Spiritist Review — 1867 · Allan Kardec
Chapter 60 of 109
The Count of Ourches.
The Count of Ourches was one of the first in Paris who occupied themselves with the Spiritist manifestations, from the moment the accounts of those that had occurred in America arrived. By the credit conferred upon him by his social position, his fortune, his family relations, and, above all, by the loyalty and honorability of his character, he contributed powerfully to its popularization. At the time of the fashion of the turning tables, his name had acquired great notoriety and a certain authority in the world of the adepts; he has, therefore, his name marked in the annals of Spiritism. Impassioned by the physical manifestations, he devoted to them an ingenuous and somewhat blind confidence, which was at times abused, owing to the ease with which they lend themselves to imitation.
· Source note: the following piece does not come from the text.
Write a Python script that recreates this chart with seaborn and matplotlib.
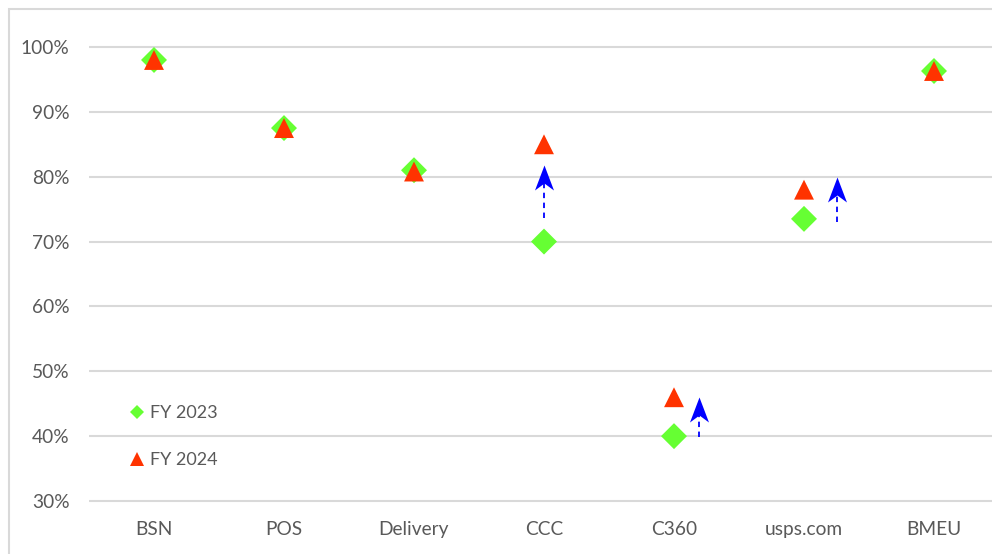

Exclusively dedicated to that kind of manifestations, from the sole point of view of the phenomenon, he did not follow Spiritism in its new scientific and philosophical phase, for which he had little sympathy, remaining a stranger to the great movement that took place in the last ten years. He died on May 5, 1867, at the age of 80. About him the Indépendance Belge published a long and most interesting biographical article, signed by Henry de Pène, and reproduced in the Gazette des Étrangers of Paris (5, rue Scribe) of Thursday, May 23; therein full justice is done to his eminent qualities, and his belief in the Spirits is judged with a moderation to which the first of these newspapers had not accustomed us. The article ends thus:
“All this, I well know, will cause a certain number of positive spirits to shrug their shoulders and say: “He is mad!”; however much brain he may have, they will soon say that he is mad. The Count of Ourches was a superior man, who had set as his goal to surpass his fellows, uniting the positive lights of Science to the flashes and visions of the supernatural.”